Along the way, the system creates an audit trail of activities, documenting each step. This type of advanced tracking system greatly reduces manual workload, facilitates efficient and timely responses for appeals, and ensures that processes are consistently followed by all participants.

Addressing the Hidden Threat

Denials of high-volume, low-dollar outpatient claims are becoming an increasing threat to the revenues and profit margins of healthcare providers. Because they are essentially impractical to address manually, many providers are simply ignoring this “hidden threat.” The increase in outpatient denials poses a particular threat to providers that lack adeptness in appealing payment denials. Moreover, with the implementation of ICD-10 in October 2014, there is a real chance that denials will increase for all providers. Those denials could come in the form of medical necessity- or coding-related denials or just billing errors.  

Those hospitals that wish to mitigate this increasing risk should take steps to more fully identify, track, assess, and appeal improper denials before ICD-10 goes into effect.

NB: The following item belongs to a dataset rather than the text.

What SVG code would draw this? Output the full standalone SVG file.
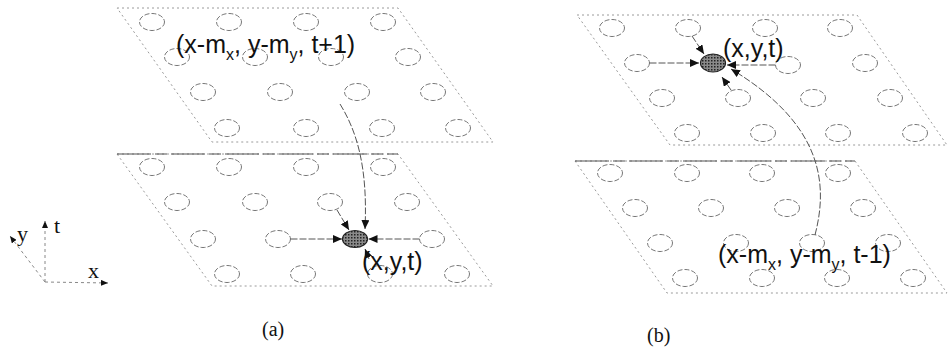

For some organizations, the most practical, cost-effective approach will include the use of automated systems to monitor and highlight denials and expose trends that can help them focus on the claims with the greatest potential for financial payback.  

The real benefits of automation lie in the ability to monitor a broader cross-section of denials and do so not by adding more people but by enabling current staff to become more productive. The right system can become a force multiplier for the organization, protecting existing and future revenue.

Jan Kruger is COO, GRC Solutions, SAI Global Compliance, Alpharetta, Ga. 

Valerie Barckhoff is vice president, North Highland Co., Roswell, Ga.